> [Your objective] Reproduce only the top of the records, down to and including the line containing "(10, 6)), dash_capstyle='butt')".

> [Exercise material]
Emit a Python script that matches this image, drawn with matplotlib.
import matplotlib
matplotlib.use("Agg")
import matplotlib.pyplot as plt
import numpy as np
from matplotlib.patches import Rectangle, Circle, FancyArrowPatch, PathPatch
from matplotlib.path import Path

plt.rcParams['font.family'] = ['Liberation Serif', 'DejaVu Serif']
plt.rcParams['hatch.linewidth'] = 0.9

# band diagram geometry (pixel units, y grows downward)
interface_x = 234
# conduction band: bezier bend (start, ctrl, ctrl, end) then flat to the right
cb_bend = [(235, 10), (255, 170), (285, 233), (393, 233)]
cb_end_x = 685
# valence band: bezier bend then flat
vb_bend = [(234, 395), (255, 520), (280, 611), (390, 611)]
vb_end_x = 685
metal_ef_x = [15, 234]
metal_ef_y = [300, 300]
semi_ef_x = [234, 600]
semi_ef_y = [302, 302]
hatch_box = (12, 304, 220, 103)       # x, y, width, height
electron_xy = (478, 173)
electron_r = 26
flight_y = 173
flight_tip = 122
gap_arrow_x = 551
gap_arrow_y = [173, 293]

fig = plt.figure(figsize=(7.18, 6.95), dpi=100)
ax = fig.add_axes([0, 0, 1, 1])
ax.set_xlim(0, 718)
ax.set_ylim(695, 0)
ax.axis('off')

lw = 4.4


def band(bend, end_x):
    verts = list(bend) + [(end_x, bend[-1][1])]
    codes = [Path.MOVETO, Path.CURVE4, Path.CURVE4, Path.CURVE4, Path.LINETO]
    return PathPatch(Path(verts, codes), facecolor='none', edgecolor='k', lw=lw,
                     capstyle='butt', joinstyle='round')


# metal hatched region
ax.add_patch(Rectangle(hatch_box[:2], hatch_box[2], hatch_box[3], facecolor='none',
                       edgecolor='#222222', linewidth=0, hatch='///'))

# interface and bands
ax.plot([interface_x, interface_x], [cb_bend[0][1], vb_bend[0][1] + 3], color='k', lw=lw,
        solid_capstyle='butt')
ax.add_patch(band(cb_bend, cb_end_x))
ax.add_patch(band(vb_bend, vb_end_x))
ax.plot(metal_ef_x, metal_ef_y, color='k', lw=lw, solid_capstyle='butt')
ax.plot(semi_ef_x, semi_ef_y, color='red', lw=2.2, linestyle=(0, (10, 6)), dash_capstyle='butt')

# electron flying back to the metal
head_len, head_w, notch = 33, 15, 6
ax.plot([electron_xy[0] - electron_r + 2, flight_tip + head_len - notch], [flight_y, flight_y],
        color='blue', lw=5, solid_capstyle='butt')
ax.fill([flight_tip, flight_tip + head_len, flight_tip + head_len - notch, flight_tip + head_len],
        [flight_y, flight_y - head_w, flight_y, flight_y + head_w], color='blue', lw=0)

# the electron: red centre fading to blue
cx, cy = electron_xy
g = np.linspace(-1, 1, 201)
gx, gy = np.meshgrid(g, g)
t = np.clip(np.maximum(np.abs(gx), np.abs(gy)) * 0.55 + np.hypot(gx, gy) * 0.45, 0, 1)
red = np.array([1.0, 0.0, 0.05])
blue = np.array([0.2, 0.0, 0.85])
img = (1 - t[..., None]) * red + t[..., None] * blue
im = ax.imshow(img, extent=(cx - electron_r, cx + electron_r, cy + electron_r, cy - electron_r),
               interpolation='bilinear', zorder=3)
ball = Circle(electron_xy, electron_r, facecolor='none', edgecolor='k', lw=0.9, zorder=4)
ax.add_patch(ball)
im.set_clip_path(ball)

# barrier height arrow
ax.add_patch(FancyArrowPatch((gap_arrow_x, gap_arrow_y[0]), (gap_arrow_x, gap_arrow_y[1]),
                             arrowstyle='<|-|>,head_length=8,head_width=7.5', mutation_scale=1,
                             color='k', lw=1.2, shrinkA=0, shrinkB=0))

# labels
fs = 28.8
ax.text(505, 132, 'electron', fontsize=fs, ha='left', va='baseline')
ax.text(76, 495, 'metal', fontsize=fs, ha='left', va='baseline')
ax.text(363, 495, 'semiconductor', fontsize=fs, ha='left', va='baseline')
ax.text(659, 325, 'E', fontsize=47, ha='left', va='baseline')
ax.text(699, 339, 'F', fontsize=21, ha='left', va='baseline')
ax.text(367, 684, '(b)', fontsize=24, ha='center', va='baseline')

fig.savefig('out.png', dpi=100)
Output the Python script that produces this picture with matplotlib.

> [Task result]
Emit a Python script that matches this image, drawn with matplotlib.
import matplotlib
matplotlib.use("Agg")
import matplotlib.pyplot as plt
import numpy as np
from matplotlib.patches import Rectangle, Circle, FancyArrowPatch, PathPatch
from matplotlib.path import Path

plt.rcParams['font.family'] = ['Liberation Serif', 'DejaVu Serif']
plt.rcParams['hatch.linewidth'] = 0.9

# band diagram geometry (pixel units, y grows downward)
interface_x = 234
# conduction band: bezier bend (start, ctrl, ctrl, end) then flat to the right
cb_bend = [(235, 10), (255, 170), (285, 233), (393, 233)]
cb_end_x = 685
# valence band: bezier bend then flat
vb_bend = [(234, 395), (255, 520), (280, 611), (390, 611)]
vb_end_x = 685
metal_ef_x = [15, 234]
metal_ef_y = [300, 300]
semi_ef_x = [234, 600]
semi_ef_y = [302, 302]
hatch_box = (12, 304, 220, 103)       # x, y, width, height
electron_xy = (478, 173)
electron_r = 26
flight_y = 173
flight_tip = 122
gap_arrow_x = 551
gap_arrow_y = [173, 293]

fig = plt.figure(figsize=(7.18, 6.95), dpi=100)
ax = fig.add_axes([0, 0, 1, 1])
ax.set_xlim(0, 718)
ax.set_ylim(695, 0)
ax.axis('off')

lw = 4.4


def band(bend, end_x):
    verts = list(bend) + [(end_x, bend[-1][1])]
    codes = [Path.MOVETO, Path.CURVE4, Path.CURVE4, Path.CURVE4, Path.LINETO]
    return PathPatch(Path(verts, codes), facecolor='none', edgecolor='k', lw=lw,
                     capstyle='butt', joinstyle='round')


# metal hatched region
ax.add_patch(Rectangle(hatch_box[:2], hatch_box[2], hatch_box[3], facecolor='none',
                       edgecolor='#222222', linewidth=0, hatch='///'))

# interface and bands
ax.plot([interface_x, interface_x], [cb_bend[0][1], vb_bend[0][1] + 3], color='k', lw=lw,
        solid_capstyle='butt')
ax.add_patch(band(cb_bend, cb_end_x))
ax.add_patch(band(vb_bend, vb_end_x))
ax.plot(metal_ef_x, metal_ef_y, color='k', lw=lw, solid_capstyle='butt')
ax.plot(semi_ef_x, semi_ef_y, color='red', lw=2.2, linestyle=(0, (10, 6)), dash_capstyle='butt')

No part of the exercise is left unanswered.